» Stored data:
┄┄┄┄┄┄┄┄┄┄

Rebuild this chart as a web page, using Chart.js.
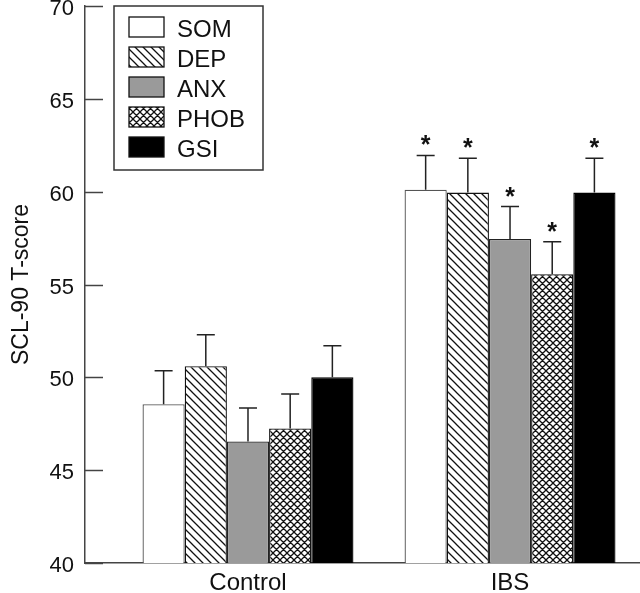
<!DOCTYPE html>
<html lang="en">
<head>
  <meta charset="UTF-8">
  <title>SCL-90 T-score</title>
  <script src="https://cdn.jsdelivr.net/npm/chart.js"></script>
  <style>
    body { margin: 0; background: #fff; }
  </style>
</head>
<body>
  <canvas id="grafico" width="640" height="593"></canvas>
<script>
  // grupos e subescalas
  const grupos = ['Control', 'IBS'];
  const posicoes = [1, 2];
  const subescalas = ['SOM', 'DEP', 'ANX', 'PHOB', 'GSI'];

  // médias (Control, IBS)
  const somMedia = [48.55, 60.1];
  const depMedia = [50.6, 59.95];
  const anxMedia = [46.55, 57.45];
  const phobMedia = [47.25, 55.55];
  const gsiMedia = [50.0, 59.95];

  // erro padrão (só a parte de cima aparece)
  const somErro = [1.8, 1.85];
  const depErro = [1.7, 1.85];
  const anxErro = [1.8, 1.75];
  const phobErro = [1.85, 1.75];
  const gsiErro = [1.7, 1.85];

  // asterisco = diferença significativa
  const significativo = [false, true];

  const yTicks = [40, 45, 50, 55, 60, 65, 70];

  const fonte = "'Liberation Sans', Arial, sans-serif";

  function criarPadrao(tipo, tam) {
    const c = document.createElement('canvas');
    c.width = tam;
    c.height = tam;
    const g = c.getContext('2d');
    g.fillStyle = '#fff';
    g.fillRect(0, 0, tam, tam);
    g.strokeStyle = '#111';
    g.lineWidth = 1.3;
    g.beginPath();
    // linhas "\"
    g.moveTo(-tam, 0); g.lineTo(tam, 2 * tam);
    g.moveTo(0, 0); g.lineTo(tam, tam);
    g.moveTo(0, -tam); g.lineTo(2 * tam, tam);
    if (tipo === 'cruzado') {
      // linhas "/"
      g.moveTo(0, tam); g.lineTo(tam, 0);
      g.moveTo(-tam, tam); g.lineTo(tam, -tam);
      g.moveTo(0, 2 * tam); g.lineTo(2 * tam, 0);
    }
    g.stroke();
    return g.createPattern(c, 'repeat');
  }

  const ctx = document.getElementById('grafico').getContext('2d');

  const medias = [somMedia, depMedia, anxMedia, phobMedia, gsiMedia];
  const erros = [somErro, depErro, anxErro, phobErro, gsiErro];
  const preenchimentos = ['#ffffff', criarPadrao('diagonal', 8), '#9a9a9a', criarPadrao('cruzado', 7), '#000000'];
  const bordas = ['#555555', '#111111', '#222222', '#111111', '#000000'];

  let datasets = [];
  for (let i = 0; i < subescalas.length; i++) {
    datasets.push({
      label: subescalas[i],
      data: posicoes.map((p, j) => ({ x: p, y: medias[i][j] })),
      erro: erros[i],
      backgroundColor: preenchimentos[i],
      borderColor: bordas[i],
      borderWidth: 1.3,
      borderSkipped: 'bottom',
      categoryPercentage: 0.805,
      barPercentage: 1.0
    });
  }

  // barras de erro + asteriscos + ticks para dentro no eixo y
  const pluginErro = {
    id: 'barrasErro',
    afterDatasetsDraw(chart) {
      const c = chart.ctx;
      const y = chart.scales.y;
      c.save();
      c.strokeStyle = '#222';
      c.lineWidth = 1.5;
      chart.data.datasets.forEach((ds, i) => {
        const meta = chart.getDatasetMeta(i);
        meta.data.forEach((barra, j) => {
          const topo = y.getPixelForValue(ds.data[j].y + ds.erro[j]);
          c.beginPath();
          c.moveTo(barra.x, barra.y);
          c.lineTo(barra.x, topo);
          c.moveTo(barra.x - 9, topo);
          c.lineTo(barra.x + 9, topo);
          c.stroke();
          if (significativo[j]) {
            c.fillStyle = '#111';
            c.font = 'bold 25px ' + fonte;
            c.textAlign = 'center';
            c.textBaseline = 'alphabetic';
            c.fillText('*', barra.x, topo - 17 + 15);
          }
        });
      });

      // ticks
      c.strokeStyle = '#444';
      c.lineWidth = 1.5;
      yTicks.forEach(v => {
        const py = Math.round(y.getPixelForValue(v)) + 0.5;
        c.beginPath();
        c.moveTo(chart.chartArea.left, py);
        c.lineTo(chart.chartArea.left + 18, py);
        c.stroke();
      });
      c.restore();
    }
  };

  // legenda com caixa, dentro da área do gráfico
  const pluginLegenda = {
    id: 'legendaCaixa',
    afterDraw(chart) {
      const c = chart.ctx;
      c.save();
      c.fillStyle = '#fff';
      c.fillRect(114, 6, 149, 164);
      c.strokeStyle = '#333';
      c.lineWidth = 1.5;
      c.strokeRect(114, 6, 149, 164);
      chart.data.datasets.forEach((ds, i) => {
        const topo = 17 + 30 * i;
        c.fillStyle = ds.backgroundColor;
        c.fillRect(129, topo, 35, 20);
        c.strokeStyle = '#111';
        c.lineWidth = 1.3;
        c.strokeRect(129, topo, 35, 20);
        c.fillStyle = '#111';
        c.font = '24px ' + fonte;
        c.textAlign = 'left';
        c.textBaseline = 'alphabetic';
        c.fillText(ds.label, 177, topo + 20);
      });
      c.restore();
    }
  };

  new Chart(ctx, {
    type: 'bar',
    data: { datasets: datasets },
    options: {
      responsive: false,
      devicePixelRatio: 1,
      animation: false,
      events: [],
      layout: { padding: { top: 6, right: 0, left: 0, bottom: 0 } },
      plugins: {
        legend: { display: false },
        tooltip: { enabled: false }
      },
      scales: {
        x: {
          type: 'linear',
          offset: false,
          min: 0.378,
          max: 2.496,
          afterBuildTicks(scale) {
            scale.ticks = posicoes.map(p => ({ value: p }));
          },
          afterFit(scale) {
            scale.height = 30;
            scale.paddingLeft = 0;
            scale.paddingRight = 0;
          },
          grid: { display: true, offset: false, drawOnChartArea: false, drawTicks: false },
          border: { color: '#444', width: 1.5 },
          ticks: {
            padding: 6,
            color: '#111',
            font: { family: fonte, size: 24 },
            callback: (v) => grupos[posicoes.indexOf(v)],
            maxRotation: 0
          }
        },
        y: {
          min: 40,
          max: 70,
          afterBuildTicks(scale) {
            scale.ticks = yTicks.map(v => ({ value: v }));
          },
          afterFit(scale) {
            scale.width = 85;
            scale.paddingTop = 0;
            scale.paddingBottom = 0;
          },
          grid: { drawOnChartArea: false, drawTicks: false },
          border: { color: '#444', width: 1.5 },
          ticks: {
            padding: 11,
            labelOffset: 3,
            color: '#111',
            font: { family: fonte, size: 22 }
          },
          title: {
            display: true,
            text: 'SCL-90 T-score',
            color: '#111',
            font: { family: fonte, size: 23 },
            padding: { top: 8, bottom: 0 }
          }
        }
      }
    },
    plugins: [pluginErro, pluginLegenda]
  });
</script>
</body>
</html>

┄┄┄┄┄┄┄┄┄┄

Repeat the material above verbatim. Leave the pictures behind.

» Result of this exercise:
Rebuild this chart as a web page, using Chart.js.
<!DOCTYPE html>
<html lang="en">
<head>
  <meta charset="UTF-8">
  <title>SCL-90 T-score</title>
  <script src="https://cdn.jsdelivr.net/npm/chart.js"></script>
  <style>
    body { margin: 0; background: #fff; }
  </style>
</head>
<body>
  <canvas id="grafico" width="640" height="593"></canvas>
<script>
  // grupos e subescalas
  const grupos = ['Control', 'IBS'];
  const posicoes = [1, 2];
  const subescalas = ['SOM', 'DEP', 'ANX', 'PHOB', 'GSI'];

  // médias (Control, IBS)
  const somMedia = [48.55, 60.1];
  const depMedia = [50.6, 59.95];
  const anxMedia = [46.55, 57.45];
  const phobMedia = [47.25, 55.55];
  const gsiMedia = [50.0, 59.95];

  // erro padrão (só a parte de cima aparece)
  const somErro = [1.8, 1.85];
  const depErro = [1.7, 1.85];
  const anxErro = [1.8, 1.75];
  const phobErro = [1.85, 1.75];
  const gsiErro = [1.7, 1.85];

  // asterisco = diferença significativa
  const significativo = [false, true];

  const yTicks = [40, 45, 50, 55, 60, 65, 70];

  const fonte = "'Liberation Sans', Arial, sans-serif";

  function criarPadrao(tipo, tam) {
    const c = document.createElement('canvas');
    c.width = tam;
    c.height = tam;
    const g = c.getContext('2d');
    g.fillStyle = '#fff';
    g.fillRect(0, 0, tam, tam);
    g.strokeStyle = '#111';
    g.lineWidth = 1.3;
    g.beginPath();
    // linhas "\"
    g.moveTo(-tam, 0); g.lineTo(tam, 2 * tam);
    g.moveTo(0, 0); g.lineTo(tam, tam);
    g.moveTo(0, -tam); g.lineTo(2 * tam, tam);
    if (tipo === 'cruzado') {
      // linhas "/"
      g.moveTo(0, tam); g.lineTo(tam, 0);
      g.moveTo(-tam, tam); g.lineTo(tam, -tam);
      g.moveTo(0, 2 * tam); g.lineTo(2 * tam, 0);
    }
    g.stroke();
    return g.createPattern(c, 'repeat');
  }

  const ctx = document.getElementById('grafico').getContext('2d');

  const medias = [somMedia, depMedia, anxMedia, phobMedia, gsiMedia];
  const erros = [somErro, depErro, anxErro, phobErro, gsiErro];
  const preenchimentos = ['#ffffff', criarPadrao('diagonal', 8), '#9a9a9a', criarPadrao('cruzado', 7), '#000000'];
  const bordas = ['#555555', '#111111', '#222222', '#111111', '#000000'];

  let datasets = [];
  for (let i = 0; i < subescalas.length; i++) {
    datasets.push({
      label: subescalas[i],
      data: posicoes.map((p, j) => ({ x: p, y: medias[i][j] })),
      erro: erros[i],
      backgroundColor: preenchimentos[i],
      borderColor: bordas[i],
      borderWidth: 1.3,
      borderSkipped: 'bottom',
      categoryPercentage: 0.805,
      barPercentage: 1.0
    });
  }

  // barras de erro + asteriscos + ticks para dentro no eixo y
  const pluginErro = {
    id: 'barrasErro',
    afterDatasetsDraw(chart) {
      const c = chart.ctx;
      const y = chart.scales.y;
      c.save();
      c.strokeStyle = '#222';
      c.lineWidth = 1.5;
      chart.data.datasets.forEach((ds, i) => {
        const meta = chart.getDatasetMeta(i);
        meta.data.forEach((barra, j) => {
          const topo = y.getPixelForValue(ds.data[j].y + ds.erro[j]);
          c.beginPath();
          c.moveTo(barra.x, barra.y);
          c.lineTo(barra.x, topo);
          c.moveTo(barra.x - 9, topo);
          c.lineTo(barra.x + 9, topo);
          c.stroke();
          if (significativo[j]) {
            c.fillStyle = '#111';
            c.font = 'bold 25px ' + fonte;
            c.textAlign = 'center';
            c.textBaseline = 'alphabetic';
            c.fillText('*', barra.x, topo - 17 + 15);
          }
        });
      });

      // ticks
      c.strokeStyle = '#444';
      c.lineWidth = 1.5;
      yTicks.forEach(v => {
        const py = Math.round(y.getPixelForValue(v)) + 0.5;
        c.beginPath();
        c.moveTo(chart.chartArea.left, py);
        c.lineTo(chart.chartArea.left + 18, py);
        c.stroke();
      });
      c.restore();
    }
  };

  // legenda com caixa, dentro da área do gráfico
  const pluginLegenda = {
    id: 'legendaCaixa',
    afterDraw(chart) {
      const c = chart.ctx;
      c.save();
      c.fillStyle = '#fff';
      c.fillRect(114, 6, 149, 164);
      c.strokeStyle = '#333';
      c.lineWidth = 1.5;
      c.strokeRect(114, 6, 149, 164);
      chart.data.datasets.forEach((ds, i) => {
        const topo = 17 + 30 * i;
        c.fillStyle = ds.backgroundColor;
        c.fillRect(129, topo, 35, 20);
        c.strokeStyle = '#111';
        c.lineWidth = 1.3;
        c.strokeRect(129, topo, 35, 20);
        c.fillStyle = '#111';
        c.font = '24px ' + fonte;
        c.textAlign = 'left';
        c.textBaseline = 'alphabetic';
        c.fillText(ds.label, 177, topo + 20);
      });
      c.restore();
    }
  };

  new Chart(ctx, {
    type: 'bar',
    data: { datasets: datasets },
    options: {
      responsive: false,
      devicePixelRatio: 1,
      animation: false,
      events: [],
      layout: { padding: { top: 6, right: 0, left: 0, bottom: 0 } },
      plugins: {
        legend: { display: false },
        tooltip: { enabled: false }
      },
      scales: {
        x: {
          type: 'linear',
          offset: false,
          min: 0.378,
          max: 2.496,
          afterBuildTicks(scale) {
            scale.ticks = posicoes.map(p => ({ value: p }));
          },
          afterFit(scale) {
            scale.height = 30;
            scale.paddingLeft = 0;
            scale.paddingRight = 0;
          },
          grid: { display: true, offset: false, drawOnChartArea: false, drawTicks: false },
          border: { color: '#444', width: 1.5 },
          ticks: {
            padding: 6,
            color: '#111',
            font: { family: fonte, size: 24 },
            callback: (v) => grupos[posicoes.indexOf(v)],
            maxRotation: 0
          }
        },
        y: {
          min: 40,
          max: 70,
          afterBuildTicks(scale) {
            scale.ticks = yTicks.map(v => ({ value: v }));
          },
          afterFit(scale) {
            scale.width = 85;
            scale.paddingTop = 0;
            scale.paddingBottom = 0;
          },
          grid: { drawOnChartArea: false, drawTicks: false },
          border: { color: '#444', width: 1.5 },
          ticks: {
            padding: 11,
            labelOffset: 3,
            color: '#111',
            font: { family: fonte, size: 22 }
          },
          title: {
            display: true,
            text: 'SCL-90 T-score',
            color: '#111',
            font: { family: fonte, size: 23 },
            padding: { top: 8, bottom: 0 }
          }
        }
      }
    },
    plugins: [pluginErro, pluginLegenda]
  });
</script>
</body>
</html>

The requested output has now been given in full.